Aesop tells the fable of a donkey who, belonging to a gardener, complained of his toil; for, truly, nothing could be worse than the gardener’s work. The gods, ever-caring, allowed the donkey to be sold to a potter, who made the animal work even harder. Finally, the donkey, once more asked the gods to get him sold, One last time, the gods made him to be sold to a Tanner (οφ animal hides), but the donkey, old and disappointed, complained that now even after his death he would suffer, for the tanner would use even his skin, which would never receive rest from labor. Aesop closes his fable with the following:

Μὴ σπεύδετε, ὦ οἰκεται, ἀπολείπειν τοὺς δεσπότας.
Do not hasten, o servants, to run away from your masters.
No os apresuréis, sirvientes, a correr de vuestros amos.

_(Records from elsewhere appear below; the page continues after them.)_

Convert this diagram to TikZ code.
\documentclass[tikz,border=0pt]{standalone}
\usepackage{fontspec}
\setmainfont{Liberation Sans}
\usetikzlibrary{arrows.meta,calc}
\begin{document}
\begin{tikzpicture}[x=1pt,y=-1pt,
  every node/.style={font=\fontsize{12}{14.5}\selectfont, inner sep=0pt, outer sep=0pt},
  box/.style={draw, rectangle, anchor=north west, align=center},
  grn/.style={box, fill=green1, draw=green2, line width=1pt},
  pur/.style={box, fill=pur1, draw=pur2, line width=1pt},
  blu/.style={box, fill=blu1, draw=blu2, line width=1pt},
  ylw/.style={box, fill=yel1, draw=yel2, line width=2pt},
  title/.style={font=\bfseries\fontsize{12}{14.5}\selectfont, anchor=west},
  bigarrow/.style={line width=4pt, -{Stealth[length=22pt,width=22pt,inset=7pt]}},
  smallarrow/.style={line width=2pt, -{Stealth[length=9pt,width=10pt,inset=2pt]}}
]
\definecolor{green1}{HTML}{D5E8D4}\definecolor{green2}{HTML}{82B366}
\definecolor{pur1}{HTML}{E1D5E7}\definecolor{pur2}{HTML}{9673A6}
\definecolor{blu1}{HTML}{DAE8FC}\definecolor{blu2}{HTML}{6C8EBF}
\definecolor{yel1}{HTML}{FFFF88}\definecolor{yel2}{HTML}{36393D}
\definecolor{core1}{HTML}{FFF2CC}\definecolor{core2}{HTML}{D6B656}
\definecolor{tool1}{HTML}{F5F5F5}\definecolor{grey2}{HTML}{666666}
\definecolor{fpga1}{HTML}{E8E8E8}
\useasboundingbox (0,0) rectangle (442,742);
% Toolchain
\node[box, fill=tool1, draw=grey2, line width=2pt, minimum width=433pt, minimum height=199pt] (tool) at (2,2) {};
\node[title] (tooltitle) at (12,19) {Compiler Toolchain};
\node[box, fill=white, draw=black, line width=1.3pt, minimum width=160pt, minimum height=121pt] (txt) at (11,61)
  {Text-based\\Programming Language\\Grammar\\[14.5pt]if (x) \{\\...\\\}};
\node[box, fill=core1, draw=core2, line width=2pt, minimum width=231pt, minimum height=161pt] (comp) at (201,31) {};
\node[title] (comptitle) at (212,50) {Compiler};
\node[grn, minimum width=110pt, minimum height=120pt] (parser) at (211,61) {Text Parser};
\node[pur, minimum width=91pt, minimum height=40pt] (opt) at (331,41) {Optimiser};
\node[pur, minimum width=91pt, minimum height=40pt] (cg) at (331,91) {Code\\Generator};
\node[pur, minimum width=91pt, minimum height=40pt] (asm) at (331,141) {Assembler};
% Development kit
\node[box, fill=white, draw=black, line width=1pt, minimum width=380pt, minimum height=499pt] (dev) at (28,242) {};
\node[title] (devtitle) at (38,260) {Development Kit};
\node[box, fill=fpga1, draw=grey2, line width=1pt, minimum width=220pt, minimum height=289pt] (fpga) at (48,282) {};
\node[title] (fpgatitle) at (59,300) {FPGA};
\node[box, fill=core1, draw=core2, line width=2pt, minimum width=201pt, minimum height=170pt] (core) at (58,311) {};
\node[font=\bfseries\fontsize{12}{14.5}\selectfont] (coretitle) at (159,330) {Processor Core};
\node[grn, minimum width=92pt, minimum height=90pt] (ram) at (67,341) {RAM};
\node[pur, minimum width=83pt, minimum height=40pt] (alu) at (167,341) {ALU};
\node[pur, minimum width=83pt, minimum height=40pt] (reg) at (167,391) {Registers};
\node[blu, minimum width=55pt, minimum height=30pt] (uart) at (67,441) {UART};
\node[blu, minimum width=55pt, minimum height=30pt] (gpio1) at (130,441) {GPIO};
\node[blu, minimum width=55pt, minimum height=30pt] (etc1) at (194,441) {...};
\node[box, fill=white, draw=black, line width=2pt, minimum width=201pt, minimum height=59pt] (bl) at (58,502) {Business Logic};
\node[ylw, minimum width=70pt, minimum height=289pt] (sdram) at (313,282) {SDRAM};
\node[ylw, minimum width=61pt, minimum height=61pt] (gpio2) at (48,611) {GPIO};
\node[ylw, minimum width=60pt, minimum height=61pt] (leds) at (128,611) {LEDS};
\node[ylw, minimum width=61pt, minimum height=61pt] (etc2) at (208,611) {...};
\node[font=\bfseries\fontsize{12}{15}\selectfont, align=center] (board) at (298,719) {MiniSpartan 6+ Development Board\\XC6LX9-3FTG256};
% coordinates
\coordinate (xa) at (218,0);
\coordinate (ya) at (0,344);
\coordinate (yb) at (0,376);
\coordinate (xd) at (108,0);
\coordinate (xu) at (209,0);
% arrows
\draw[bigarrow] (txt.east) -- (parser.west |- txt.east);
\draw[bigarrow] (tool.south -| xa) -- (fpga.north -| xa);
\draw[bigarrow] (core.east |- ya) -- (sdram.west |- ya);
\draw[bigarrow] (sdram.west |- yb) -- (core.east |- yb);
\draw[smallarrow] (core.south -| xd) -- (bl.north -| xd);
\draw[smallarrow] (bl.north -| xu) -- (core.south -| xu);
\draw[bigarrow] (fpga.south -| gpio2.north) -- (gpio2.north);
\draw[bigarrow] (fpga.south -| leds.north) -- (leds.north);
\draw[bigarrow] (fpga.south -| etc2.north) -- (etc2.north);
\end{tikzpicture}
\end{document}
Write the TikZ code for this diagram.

Let it be said that οἰκέτης was, precisely, a Servant of the Household, hence not a plain slave (δοὺλη). Indenture servant-ship was a thing in Archaic Greece (mostly due to debt), but with it came also the possibility of serving this or that house, unlike slaves taken in war.

Much like our jobs today, we have the option to indenture ourselves to companies to make money or pay off debts (funny how little things have changed in 3000+ years), but we must be concerned with our current job. Aesop says that it is easier to learn to do our current job better rather than to move and possibly find our situation worse. Further, as time goes by, you will have a long job history, but little tenure in the position you are in, a major problem then and today. In summary, fellow servants, consistency of resume is appreciated more than mobility; now, and according to the Ancients.